Today we are going to walk through a highly manipulative sales funnel so you can be aware of what’s going on. Names have been blurred, but the name does not matter as long as you know what is going on.

Here’s what to watch out for:

1. Too Good to Be True Promises:

Seems simple enough: “15 Pounds of Lean Muscle in 30 Days” obviously should stand out to you.

However, the most effective lies contain bits of the truth.

And this ad can be a bit confusing with the amount of likes and traffic it is receiving. Honestly, seems like a pretty compelling ad and since I received it personally, they are paying for legitimate traffic.

There are some questions you should ask yourself about this ad though:

1. Can one actually gain 15 pounds of muscle in 30 days?

2. Do 37,000 people really like this product?

3. Is The Rock really a supporter?

My answers:

1. Not naturally. It’s more like 1-3 pounds, if you’re lucky.

2. It’s unlikely, but possible. I can’t hate on them and deny that with a massive ad budget it can be done legitimately.

3. Extremely doubtful. Just because a celebrity is used in an ad does not mean they support a particular product. Don’t ever make that assumption.

The point is that the ad falls under the “too good to be true category.” Which should raise some immediate red flags in your mind.

My issue is not with the ad in particular, but with the website and products that follow:

2. Mimic Websites Designed to Look Like Legitimate Ones.

Mimic websites happen.

This particular website structure is made to look like Men’s Health Magazine. They even have a fake magazine cover featuring Gronk on the sidebar.

Someone has taken careful time and detail into making this, but with a trained eye you will notice some problems.

Here’s how you can tell it’s a not the real thing:

1. All clickable links go to either a sales page or link back to Men’s Health (The real magazine). Click around first before buying something.

2. Comment window at the bottom is not usable. Always try those things out to see if the testimonials are legit or not.

3. Social media buttons are not clickable (Massive Red Flag).

4. Use Google to research if it’s a real magazine/website or not.

The titles they use in the fake website are slightly different from the real magazine. These people are banking on you not paying any attention to detail.

3. Watch out for straight Proprietary Blends

A proprietary blend, in plain English means: “We don’t want to tell you how much of each product is in this thing.”

Now, not all people that use proprietary blends are evil. In fact, many supplement companies use this when there are too many products to list out on the label or want to keep a formula secret.

I have no issues with that.

The problem arises when the entire supplement is a proprietary blend.

There could be 1600mg of rice flower in there with 100mg of the actual listed ingredients.

There could be 1650mg of caffeine.

There could be 700mg of Unobtainium and gold dust.
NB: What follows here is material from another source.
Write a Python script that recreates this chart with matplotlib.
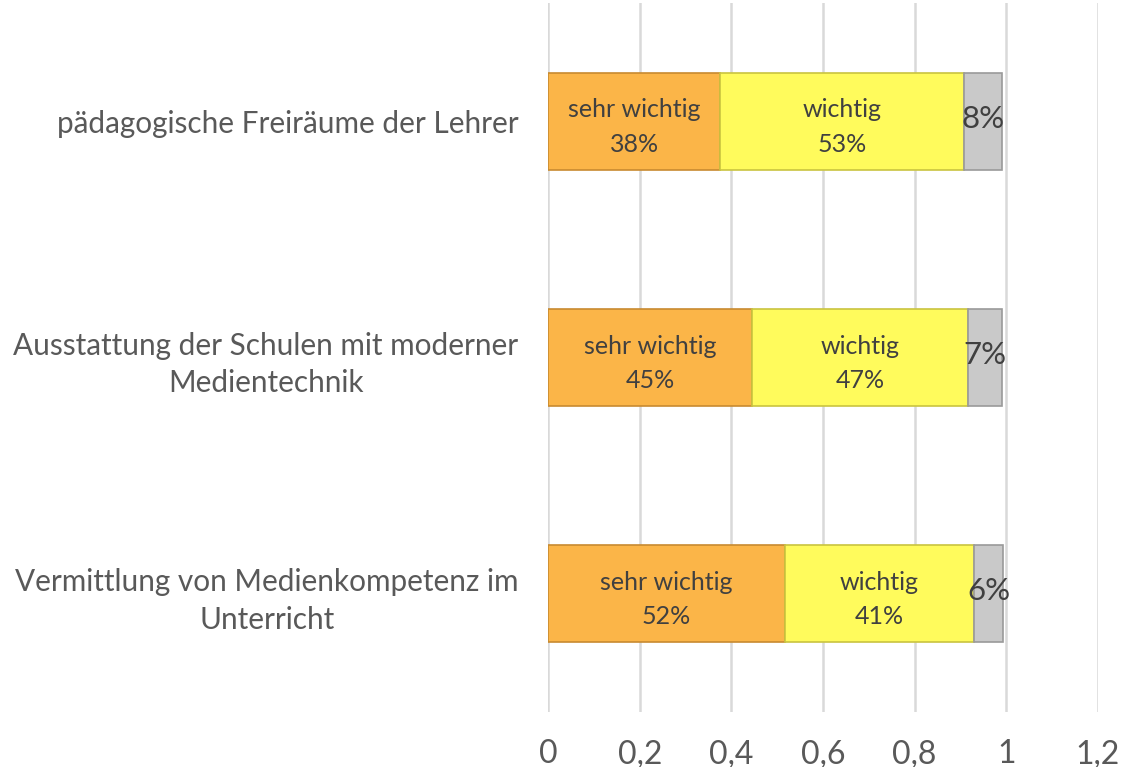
import matplotlib
matplotlib.use("Agg")
import matplotlib.pyplot as plt
import numpy as np

plt.rcParams['font.family'] = ['Lato', 'DejaVu Sans']

categories = ["pädagogische Freiräume der Lehrer",
              "Ausstattung der Schulen mit moderner\nMedientechnik",
              "Vermittlung von Medienkompetenz im\nUnterricht"]
sehr_wichtig = [0.376, 0.446, 0.517]
wichtig = [0.532, 0.471, 0.413]
rest = [0.084, 0.074, 0.064]
x_ticks = [0, 0.2, 0.4, 0.6, 0.8, 1.0, 1.2]
x_tick_labels = ["0", "0,2", "0,4", "0,6", "0,8", "1", "1,2"]

text_color = "#595959"
fig = plt.figure(figsize=(11.32, 7.67), dpi=100)
ax = fig.add_axes([548.3/1132, 1 - 712/767, (1097.7-548.3)/1132, (712-3)/767])

y = np.arange(len(categories))
h = 0.41
left = np.zeros(len(categories))
series = [(sehr_wichtig, "#FBB548", "#C88A30", "sehr wichtig"),
          (wichtig, "#FFFB5C", "#C9C440", "wichtig"),
          (rest, "#C9C9C9", "#9A9A9A", None)]
for vals, col, ec, name in series:
    vals = np.array(vals)
    bars = ax.barh(y, vals, left=left, height=h, color=col, edgecolor=ec,
                   linewidth=1.2, zorder=3)
    for i, (v, l) in enumerate(zip(vals, left)):
        if name:
            ax.text(l + v / 2, y[i] + 0.025, f"{name}\n{v*100:.0f}%", ha="center",
                    va="center", fontsize=18, color="#404040",
                    linespacing=1.6, zorder=4)
        else:
            ax.text(l + v / 2, y[i] - 0.01, f"{v*100:.0f}%", ha="center",
                    va="center", fontsize=22.5, color="#404040", zorder=4)
    left = left + vals

ax.set_xlim(0, 1.2)
ax.set_ylim(len(categories) - 0.5, -0.5)
ax.set_xticks(x_ticks)
ax.set_xticklabels(x_tick_labels, fontsize=23, color=text_color)
ax.set_yticks(y)
ax.set_yticklabels(categories, fontsize=21.4, color=text_color,
                   multialignment="center", linespacing=1.4)
ax.tick_params(axis="both", length=0)
ax.tick_params(axis="y", pad=21.5)
ax.tick_params(axis="x", pad=19.5)
ax.grid(axis="x", color="#D9D9D9", linewidth=1.8, zorder=0)
for s in ax.spines.values():
    s.set_visible(False)

fig.savefig("out.png", dpi=100)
You just don’t know. That’s an important part of being an informed consumer- knowing what you’re buying.

Again, proprietary blends are not inherently evil, just keep an eye out for this stuff.
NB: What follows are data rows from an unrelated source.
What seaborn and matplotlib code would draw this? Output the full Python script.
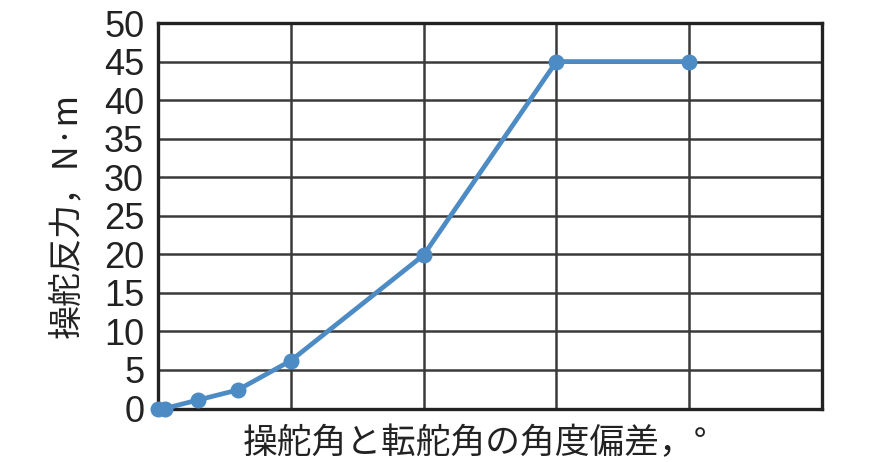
import matplotlib
matplotlib.use("Agg")
import matplotlib.pyplot as plt
import seaborn as sns
import pandas as pd

# データ
angle_diff = [0, 0.5, 3, 6, 10, 20, 30, 40]
steer_force = [0, 0, 1.1, 2.4, 6.2, 19.9, 45, 45]

y_ticks = [0, 5, 10, 15, 20, 25, 30, 35, 40, 45, 50]
x_grid = [0, 10, 20, 30, 40, 50]

x_label = "操舵角と転舵角の角度偏差，°"
y_label = "操舵反力，N·m"

sns.set_theme(style="white")
plt.rcParams["font.family"] = ["Liberation Sans", "Noto Sans CJK JP", "DejaVu Sans"]

df = pd.DataFrame({"angle": angle_diff, "force": steer_force})

fig = plt.figure(figsize=(8.74, 4.62), dpi=100)
ax = fig.add_axes([0.1808, 0.1158, 0.9405 - 0.1808, 0.9502 - 0.1158])

sns.lineplot(
    data=df,
    x="angle",
    y="force",
    ax=ax,
    color="#4d8bc4",
    linewidth=3.4,
    marker="o",
    markersize=11.5,
    markeredgewidth=0,
    clip_on=False,
    zorder=5,
)

ax.set_xlim(0, 50)
ax.set_ylim(0, 50)
ax.set_xticks(x_grid)
ax.set_xticklabels([])
ax.set_yticks(y_ticks)
ax.set_yticklabels([str(v) for v in y_ticks], fontsize=26, color="#222222")
ax.tick_params(axis="both", length=0, pad=10)

ax.grid(True, color="#3a3a3a", linewidth=1.8)
ax.set_axisbelow(True)
for side in ax.spines.values():
    side.set_color("#222222")
    side.set_linewidth(2.4)

ax.set_xlabel(x_label, fontsize=25, color="#222222",
              family=["Noto Sans CJK JP", "DejaVu Sans"], labelpad=0)
ax.xaxis.set_label_coords(0.478, -0.045)
ax.set_ylabel(y_label, fontsize=24.5, color="#222222",
              family=["Noto Sans CJK JP", "DejaVu Sans"], labelpad=14)

fig.savefig("out.png", dpi=100)
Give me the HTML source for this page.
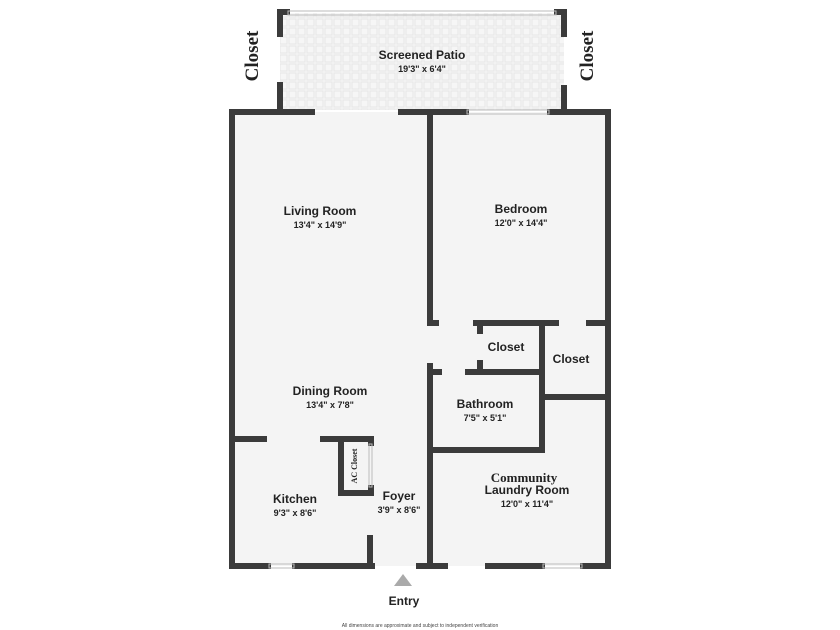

4. The Most Important Lesson: ASK A TRUSTED EXPERT

I wish this was as easy as telling you to do your own independent research.

If you know what to Google, you can easily find reviews of this product telling you the real story about the customer experience:

  • How they were promised a free trial and charged $87 after only 14 days of use.
  • How they automatically got placed on a reoccurring monthly cycle of charges without their knowledge.
  • How they can get in touch with anyone to return their products
  • How they saw no results

Another problem is that a well-funded products like this have already made SEO optimized feeder pages that give fake reviews and throw you back into the website.
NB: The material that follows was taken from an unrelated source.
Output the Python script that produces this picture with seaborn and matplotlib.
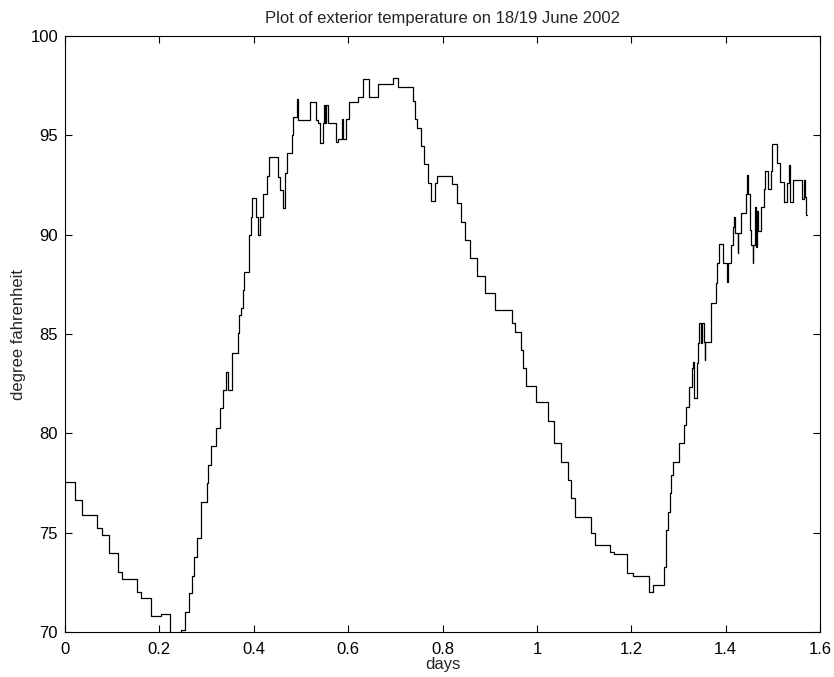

It’s an endless cycle of BS.


There are people who want to help.

People who care.

I’d consider following these 3 fitness experts on Twitter:

1. Steve Kamb – For the Nerds

2. Bret Contreras – Strength Coach

3. Andy Morgan – Intermittent Fasting Expert and Online Coach

These people are the true warriors in the realm of fitness and if you had a question about a product, I’m sure they’d be happy to assist you.

Spend that $87 elsewhere bros.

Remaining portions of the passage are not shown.